Monday, Mar. 13, 1972
Squeeze on a Small Town
BELFORD, N.J., a seacoast town 50 miles south of Manhattan, is little different from countless small communities across the U.S. It has quiet, tree-lined streets decked with frame houses. It also has crowded schools, potholed streets, erratic snow removal--and taxes that are climbing much faster than paychecks. Most of Belford's 8,500 residents are members of blue-collar families. The breadwinners tend to be electricians, welders and assembly-line workers. Because the town has practically no industry that can be taxed, Belford residents have to carry almost the entire load.
Taxes are the second-hottest topic of conversation, after professional football and basketball. The most controversial levy is the property tax. Lillian Belicose, a widow with three out of eight children still living on the family budget, recalls that when she bought her house 20 years ago, her monthly payment for mortgage and taxes combined was $52.79. She has paid off her mortgage, but her property taxes now average $79 a month. "You struggle for years to pay off your mortgage," she says. "Then, when you think you finally own something, you get your property tax bill."
John Delia Zanna, an electrician, complains that taxes on his $21,000 house have more than doubled in the past six years, to $1,186.50 annually. Delia Zanna, who repairs Volkswagens on weekends to earn extra money, says: "I read in the newspaper that taxes in South Carolina are low. Maybe I'll move down there. I have to do something--I can't afford these taxes. Last year I was finally going to start a savings account so that I could have some money to help send my three kids to college. Taxes took care of that plan."
Property taxes are not the only burden. New Jersey has a 5% sales tax on most goods except food, clothes and medicine. Now state authorities are studying a personal income tax plan that might take another $5 to $10 a month from already tight family budgets in Belford. Besides taxes, residents were recently hit with special expenses when the town finally joined an areawide sewer authority. Every homeowner was obliged to pay $500 to hook into the sewer system, and is now charged a quarterly fee of $36.25.

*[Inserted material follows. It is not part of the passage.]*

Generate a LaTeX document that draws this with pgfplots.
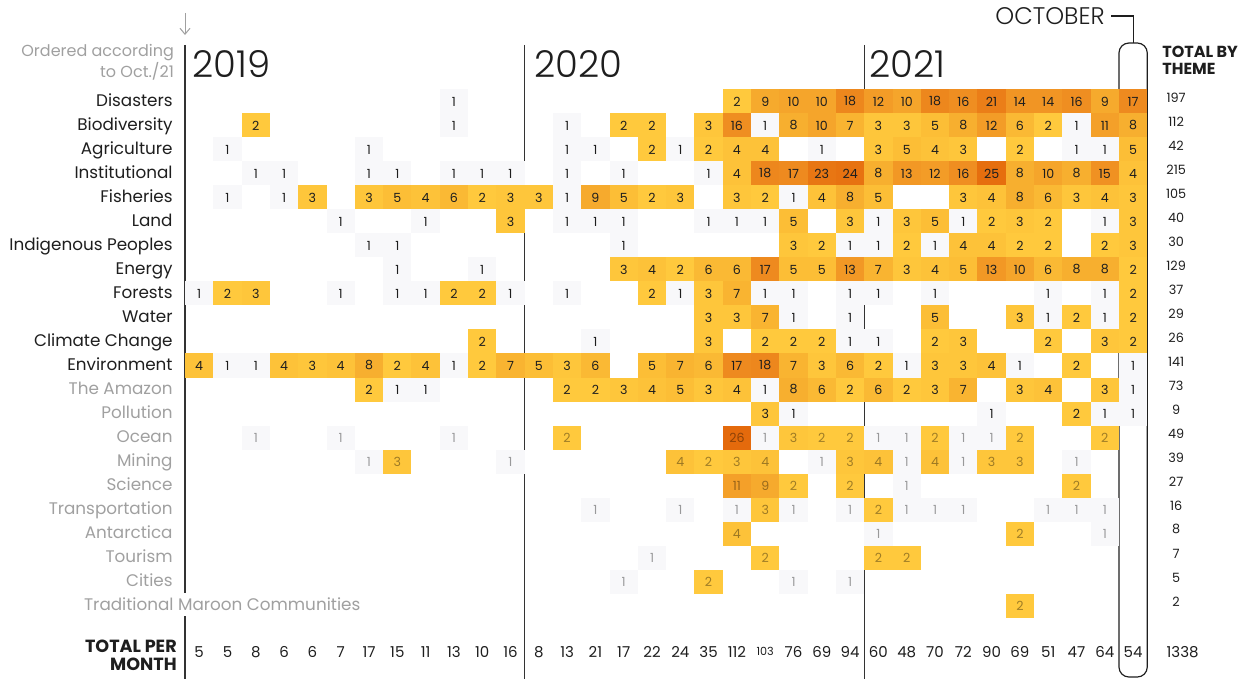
\documentclass[border=0pt]{standalone}
\usepackage{pgfplots}
\pgfplotsset{compat=1.18}
\usepackage{pgfplotstable}
\usepackage{fontspec}
\setmainfont{Poppins}
\newfontfamily\lightfont{Poppins}[UprightFont={* Light}]
\usetikzlibrary{arrows.meta}

\definecolor{ink}{HTML}{1E1E1E}
\definecolor{soft}{HTML}{A0A0A0}
\definecolor{rule}{HTML}{333333}

% cell colours by number of stories (1 ... 26)
\definecolor{heat1}{RGB}{248,248,250}
\definecolor{heat2}{RGB}{255,201,61}
\definecolor{heat3}{RGB}{254,198,59}
\definecolor{heat4}{RGB}{253,194,57}
\definecolor{heat5}{RGB}{252,190,54}
\definecolor{heat6}{RGB}{250,185,52}
\definecolor{heat7}{RGB}{249,180,49}
\definecolor{heat8}{RGB}{247,175,47}
\definecolor{heat9}{RGB}{246,170,45}
\definecolor{heat10}{RGB}{245,165,43}
\definecolor{heat11}{RGB}{244,160,41}
\definecolor{heat12}{RGB}{243,156,39}
\definecolor{heat13}{RGB}{242,152,37}
\definecolor{heat14}{RGB}{241,149,36}
\definecolor{heat15}{RGB}{240,145,34}
\definecolor{heat16}{RGB}{239,142,33}
\definecolor{heat17}{RGB}{238,138,31}
\definecolor{heat18}{RGB}{237,135,29}
\definecolor{heat19}{RGB}{236,132,27}
\definecolor{heat20}{RGB}{236,129,26}
\definecolor{heat21}{RGB}{235,126,24}
\definecolor{heat22}{RGB}{234,122,22}
\definecolor{heat23}{RGB}{232,118,19}
\definecolor{heat24}{RGB}{231,114,17}
\definecolor{heat25}{RGB}{230,110,14}
\definecolor{heat26}{RGB}{228,106,12}

\newcommand\cellfont{\fontsize{6.3pt}{7pt}\selectfont}
\newcommand\labfont{\fontsize{8.4pt}{10pt}\selectfont}
\newcommand\totfont{\fontsize{7.5pt}{9pt}\selectfont}
\gdef\cellidx{1}

% one cell = 28.3 x 24 px at 0.5pt per px
\pgfdeclareplotmark{cell}{%
  \pgfsetfillcolor{heat\cellidx}%
  \pgfpathrectangle{\pgfqpoint{-7.075pt}{-6pt}}{\pgfqpoint{14.15pt}{12pt}}%
  \pgfusepathqfill}

\pgfplotsset{
  cells/.style={scatter, only marks, mark=cell, point meta=explicit,
    scatter/@pre marker code/.code={%
      \pgfmathtruncatemacro\tmpidx{round(\pgfplotspointmetatransformed/40)+1}%
      \xdef\cellidx{\tmpidx}},
    scatter/@post marker code/.code={}},
  celltext/.style={draw=none, mark=none, point meta=explicit, nodes near coords},
}

% themes x months (Jan/19 ... Oct/21), themes with stories in Oct/21
\pgfplotstableread{
r m0 m1 m2 m3 m4 m5 m6 m7 m8 m9 m10 m11 m12 m13 m14 m15 m16 m17 m18 m19 m20 m21 m22 m23 m24 m25 m26 m27 m28 m29 m30 m31 m32 m33
0  0 0 0 0 0 0 0 0 0 1 0 0  0 0 0 0 0 0 0 2 9 10 10 18  12 10 18 16 21 14 14 16 9 17
1  0 0 2 0 0 0 0 0 0 1 0 0  0 1 0 2 2 0 3 16 1 8 10 7  3 3 5 8 12 6 2 1 11 8
2  0 1 0 0 0 0 1 0 0 0 0 0  0 1 1 0 2 1 2 4 4 0 1 0  3 5 4 3 0 2 0 1 1 5
3  0 0 1 1 0 0 1 1 0 1 1 1  0 1 0 1 0 0 1 4 18 17 23 24  8 13 12 16 25 8 10 8 15 4
4  0 1 0 1 3 0 3 5 4 6 2 3  3 1 9 5 2 3 0 3 2 1 4 8  5 0 0 3 4 8 6 3 4 3
5  0 0 0 0 0 1 0 0 1 0 0 3  0 1 1 1 0 0 1 1 1 5 0 3  1 3 5 1 2 3 2 0 1 3
6  0 0 0 0 0 0 1 1 0 0 0 0  0 0 0 1 0 0 0 0 0 3 2 1  1 2 1 4 4 2 2 0 2 3
7  0 0 0 0 0 0 0 1 0 0 1 0  0 0 0 3 4 2 6 6 17 5 5 13  7 3 4 5 13 10 6 8 8 2
8  1 2 3 0 0 1 0 1 1 2 2 1  0 1 0 0 2 1 3 7 1 1 0 1  1 0 1 0 0 0 1 0 1 2
9  0 0 0 0 0 0 0 0 0 0 0 0  0 0 0 0 0 0 3 3 7 1 0 1  0 0 5 0 0 3 1 2 1 2
10 0 0 0 0 0 0 0 0 0 0 2 0  0 0 1 0 0 0 3 0 2 2 2 1  1 0 2 3 0 0 2 0 3 2
11 4 1 1 4 3 4 8 2 4 1 2 7  5 3 6 0 5 7 6 17 18 7 3 6  2 1 3 3 4 1 0 2 0 1
12 0 0 0 0 0 0 2 1 1 0 0 0  0 2 2 3 4 5 3 4 1 8 6 2  6 2 3 7 0 3 4 0 3 1
13 0 0 0 0 0 0 0 0 0 0 0 0  0 0 0 0 0 0 0 0 3 1 0 0  0 0 0 0 1 0 0 2 1 1
}\toptab

% themes without stories in Oct/21
\pgfplotstableread{
r m0 m1 m2 m3 m4 m5 m6 m7 m8 m9 m10 m11 m12 m13 m14 m15 m16 m17 m18 m19 m20 m21 m22 m23 m24 m25 m26 m27 m28 m29 m30 m31 m32 m33
14 0 0 1 0 0 1 0 0 0 1 0 0  0 2 0 0 0 0 0 26 1 3 2 2  1 1 2 1 1 2 0 0 2 0
15 0 0 0 0 0 0 1 3 0 0 0 1  0 0 0 0 0 4 2 3 4 0 1 3  4 1 4 1 3 3 0 1 0 0
16 0 0 0 0 0 0 0 0 0 0 0 0  0 0 0 0 0 0 0 11 9 2 0 2  0 1 0 0 0 0 0 2 0 0
17 0 0 0 0 0 0 0 0 0 0 0 0  0 0 1 0 0 1 0 1 3 1 0 1  2 1 1 1 0 0 1 1 1 0
18 0 0 0 0 0 0 0 0 0 0 0 0  0 0 0 0 0 0 0 4 0 0 0 0  1 0 0 0 0 2 0 0 1 0
19 0 0 0 0 0 0 0 0 0 0 0 0  0 0 0 0 1 0 0 0 2 0 0 0  2 2 0 0 0 0 0 0 0 0
20 0 0 0 0 0 0 0 0 0 0 0 0  0 0 0 1 0 0 2 0 0 1 0 1  0 0 0 0 0 0 0 0 0 0
21 0 0 0 0 0 0 0 0 0 0 0 0  0 0 0 0 0 0 0 0 0 0 0 0  0 0 0 0 0 2 0 0 0 0
}\bottab

\pgfplotstableread{
c t
0 5
1 5
2 8
3 6
4 6
5 7
6 17
7 15
8 11
9 13
10 10
11 16
12 8
13 13
14 21
15 17
16 22
17 24
18 35
19 112
20 103
21 76
22 69
23 94
24 60
25 48
26 70
27 72
28 90
29 69
30 51
31 47
32 64
33 54
}\monthtab

\pgfplotstableread{
r t
0 197
1 112
2 42
3 215
4 105
5 40
6 30
7 129
8 37
9 29
10 26
11 141
12 73
13 9
14 49
15 39
16 27
17 16
18 8
19 7
20 5
21 2
}\themetab

\begin{document}
\begin{tikzpicture}
\begin{axis}[
    width=623pt, height=339.5pt, scale only axis,
    xmin=-7.039, xmax=36.989, ymin=-4.229, ymax=24.0625,
    y dir=reverse, hide axis, clip=false,
    point meta min=1, point meta max=26,
    /pgf/number format/assume math mode=true,
]

% coloured cells
\pgfplotsinvokeforeach{0,...,33}{
  \addplot[cells, restrict expr to domain={\thisrow{m#1}}{0.5:100}]
    table[x expr=#1, y=r, meta=m#1] {\toptab};
  \addplot[cells, restrict expr to domain={\thisrow{m#1}}{0.5:100}]
    table[x expr=#1, y=r, meta=m#1] {\bottab};
}
% numbers in the cells
\pgfplotsinvokeforeach{0,...,33}{
  \addplot[celltext, restrict expr to domain={\thisrow{m#1}}{0.5:100},
    every node near coord/.style={anchor=center, font=\cellfont, text=ink}]
    table[x expr=#1, y=r, meta=m#1] {\toptab};
  \addplot[celltext, restrict expr to domain={\thisrow{m#1}}{0.5:100},
    every node near coord/.style={anchor=center, font=\cellfont, text=black, text opacity=0.38}]
    table[x expr=#1, y=r, meta=m#1] {\bottab};
}

% totals per month
\addplot[draw=none, mark=none, point meta=explicit symbolic, nodes near coords,
  every node near coord/.style={anchor=center, font=\totfont, text=ink},
  x filter/.expression={x==20 ? nan : x}, unbounded coords=discard]
  table[x=c, y expr=22.94, meta=t] {\monthtab};
\addplot[draw=none, mark=none, point meta=explicit symbolic, nodes near coords,
  every node near coord/.style={anchor=center, font=\fontsize{5.6pt}{6pt}\selectfont, text=ink},
  x filter/.expression={x==20 ? x : nan}, unbounded coords=discard]
  table[x=c, y expr=22.90, meta=t] {\monthtab};

% totals by theme
\addplot[draw=none, mark=none, point meta=explicit symbolic, nodes near coords,
  every node near coord/.style={anchor=center, font=\fontsize{6.4pt}{7pt}\selectfont, text=ink}]
  table[x expr=34.52, y expr=\thisrow{r}-0.17, meta=t] {\themetab};

% year rules and bracket
\draw[rule, line width=0.7pt] (-0.5,-2.354) -- (-0.5,24.0625);
\draw[rule, line width=0.7pt] (11.5,-2.354) -- (11.5,24.0625);
\draw[rule, line width=0.7pt] (23.5,-2.354) -- (23.5,24.0625);
\draw[ink, line width=0.6pt, rounded corners=5pt] (32.5,-2.4375) rectangle (33.5,23.98);
\draw[ink, line width=0.6pt] (32.22,-3.5625) -| (33,-2.4375);
\node[anchor=east, font=\lightfont\fontsize{12pt}{14pt}\selectfont, text=ink, inner sep=0pt] at (32.01,-3.54) {OCTOBER};

\node[anchor=base west, font=\lightfont\fontsize{18.5pt}{20pt}\selectfont, text=ink, inner sep=0pt] at (-0.25,-1.02) {2019};
\node[anchor=base west, font=\lightfont\fontsize{18.5pt}{20pt}\selectfont, text=ink, inner sep=0pt] at (11.84,-1.02) {2020};
\node[anchor=base west, font=\lightfont\fontsize{18.5pt}{20pt}\selectfont, text=ink, inner sep=0pt] at (23.67,-1.02) {2021};

\draw[soft, line width=0.5pt, -{Straight Barb[length=3pt, width=5pt]}] (-0.502,-3.69) -- (-0.502,-2.77);
\node[anchor=base east, font=\fontsize{8pt}{9pt}\selectfont, text=soft, inner sep=0pt] at (-0.88,-1.866) {Ordered according};
\node[anchor=base east, font=\fontsize{8pt}{9pt}\selectfont, text=soft, inner sep=0pt] at (-0.88,-1.0125) {to Oct./21};

\node[anchor=west, font=\bfseries\fontsize{8pt}{9pt}\selectfont, text=ink, inner sep=0pt] at (34.02,-2.075) {TOTAL BY};
\node[anchor=west, font=\bfseries\fontsize{8pt}{9pt}\selectfont, text=ink, inner sep=0pt] at (34.02,-1.354) {THEME};
\node[anchor=east, font=\bfseries\fontsize{8.8pt}{9pt}\selectfont, text=ink, inner sep=0pt] at (-0.78,22.69) {TOTAL PER};
\node[anchor=east, font=\bfseries\fontsize{8.8pt}{9pt}\selectfont, text=ink, inner sep=0pt] at (-0.78,23.45) {MONTH};
\node[anchor=center, font=\totfont, text=ink, inner sep=0pt] at (34.75,22.94) {1338};

% theme labels
\tikzset{lab/.style={anchor=mid east, font=\labfont, inner sep=0pt, text=ink}}
\node[lab] at (-0.926,0) {Disasters};
\node[lab] at (-0.926,1) {Biodiversity};
\node[lab] at (-0.926,2) {Agriculture};
\node[lab] at (-0.926,3) {Institutional};
\node[lab] at (-0.926,4) {Fisheries};
\node[lab] at (-0.926,5) {Land};
\node[lab] at (-0.926,6) {Indigenous Peoples};
\node[lab] at (-0.926,7) {Energy};
\node[lab] at (-0.926,8) {Forests};
\node[lab] at (-0.926,9) {Water};
\node[lab] at (-0.926,10) {Climate Change};
\node[lab] at (-0.926,11) {Environment};
\node[lab, text=soft] at (-0.926,12) {The Amazon};
\node[lab, text=soft] at (-0.926,13) {Pollution};
\node[lab, text=soft] at (-0.926,14) {Ocean};
\node[lab, text=soft] at (-0.926,15) {Mining};
\node[lab, text=soft] at (-0.926,16) {Science};
\node[lab, text=soft] at (-0.926,17) {Transportation};
\node[lab, text=soft] at (-0.926,18) {Antarctica};
\node[lab, text=soft] at (-0.926,19) {Tourism};
\node[lab, text=soft] at (-0.926,20) {Cities};
\node[lab, text=soft, anchor=mid west, fill=white, inner xsep=1pt, inner ysep=2.5pt] at (-4.15,21) {Traditional Maroon Communities};
\end{axis}
\pgfresetboundingbox
\path (current axis.south west) rectangle (current axis.north east);
\end{tikzpicture}
\end{document}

Belford residents are rebelling against tax increases. Last year they surprisingly voted for a Democratic township administration in what has always been a Republican bastion. They also voted down a school bond issue. Last year 200 first, second-and third-grade students were crowded into a 65-year-old red brick elementary school. Then fire authorities threatened to condemn the building's second floor, which has only one wooden staircase and an inadequate fire exit. More than half the pupils were transferred to nearby schools, compounding the crowding problem.
To alleviate overcrowding at the junior high school, administrators are considering dropping courses in French and Spanish and putting the school on double sessions. The senior high school is already on double sessions. Crowding there will become worse because the student body of 3,066 is expected to grow by roughly 300 youngsters annually in 1973 and 1974. Even now, teachers cannot keep an eye on all the students. Thefts and assaults are so common in the high school that even the local police chief, Joe McCarthy, laments: "I'll be glad when my son gets out of there. It's so bad that the students are often afraid to go to the lavatories."